19. The parts replacement procedure of claim 13, wherein an inline full width array sensor is situated in a media path or at a photoreceptor to evaluate print defects in the second routine.

20. The parts replacement procedure of claim 13, wherein an inline full width array sensor is situated in a media path or at a photoreceptor to evaluate streaks in the third routine.

21. The parts replacement procedure of claim 13, further incorporating a fault patterns recognition to automatically identify a faulty part.

22. A method of diagnosing a part needing replacement in a document handling device, comprising:

entering a login by a user trained in part replacement procedures;

selecting between a first routine, a second routine, and a third routine capability;

comparing at least one print media with another print media or image;

selecting a defect description that best matches the defects identified in the comparison;

selecting in a parts library a part identified by the diagnostics system as needing replacement based on the defect selections; and,

replacing the part following a user instruction capability providing a replacement procedure.

23. The method of claim 22, wherein a routine for the first comparison includes:

printing a fused print media on a finisher top tray;

printing a second, unfused print media and leaving the second, unfused print media in a shutdown print engine area;

removing the unfused print media from the print engine;

comparing the unfused print media with the fused print media for identification of at least one defect; and,

selecting an appropriate defect description from a list of foreseeable defects.

24. The method of claim 23, wherein selection of the defect descriptions for the first comparison includes:

a selection identifying a presence of the defect on the fused print media;

a selection identifying the presence of the defect on both the fused and unfused print medias; and

a selection identifying no presence of defects on either the fused or unfused print medias.

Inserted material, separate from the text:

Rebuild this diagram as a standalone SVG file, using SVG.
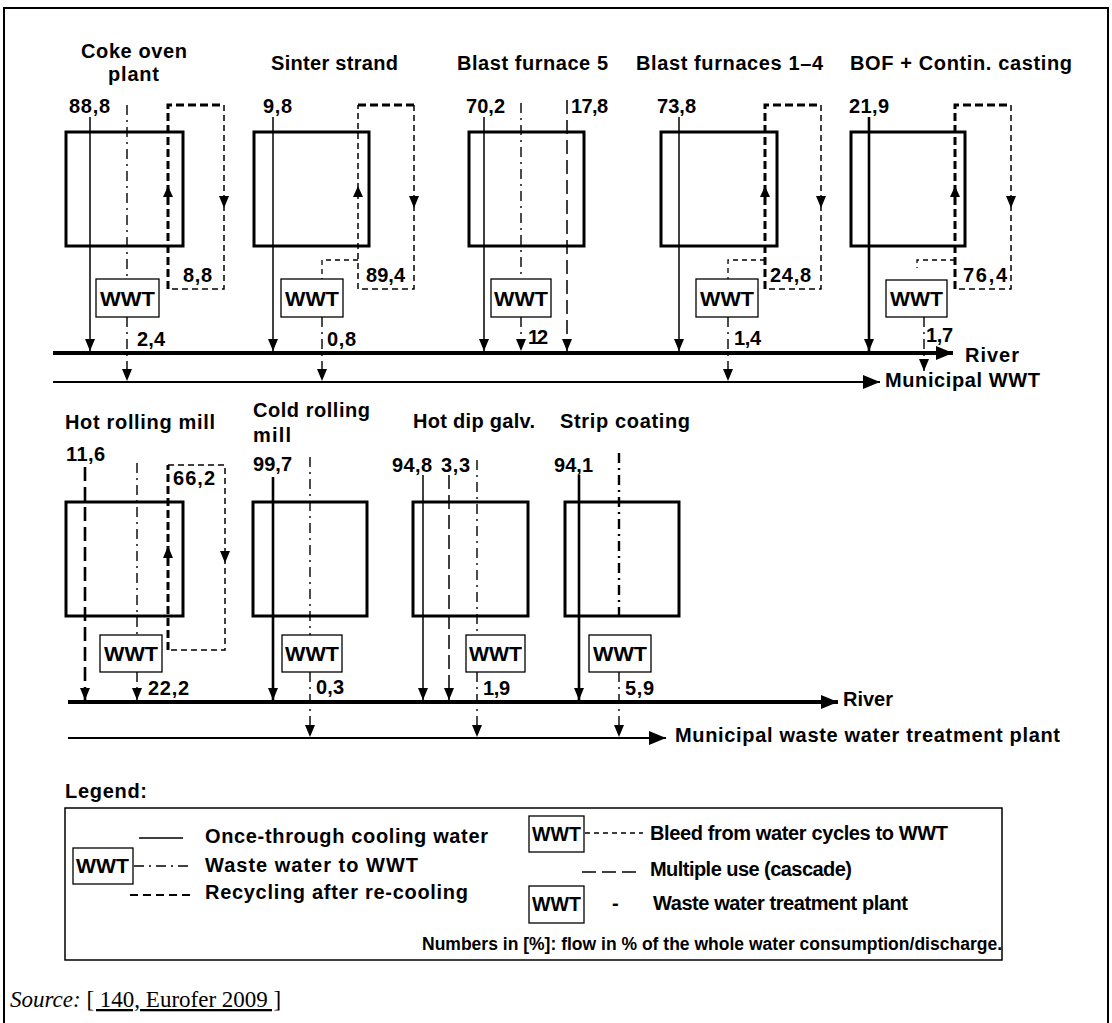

25. The method of claim 22, wherein selection options on the screen for the at least one image includes:

a solid line defect;

a deletion defect;

a spots defect;

a streak defect;

a repetitive defect; and,

a combination thereof.

26. The method of claim 22, wherein a routine for the third comparison comprises:

printing a first set of at least two print media with no charge applied to a photoreceptor;

removing the first set of at least two no charge print media from a top tray;

selecting one of the at least two no charge print media which exhibits most noticeable streaks;

marking the selected no charge one of the at least two no charge print media;

commanding the document handling system to continue the routine;

printing a second set of at least two print media with low charge applied to a photoreceptor;

removing the second set of at least two low charge print media from a top tray;

selecting one of the at least two low charge print media which exhibits most noticeable streaks;

marking the selected low charge one of the at least two low charge print media; and,

comparing streaks of the selected no charge one of the at least two no charge print media with streaks of the selected low charge one of the at least two low charge print media.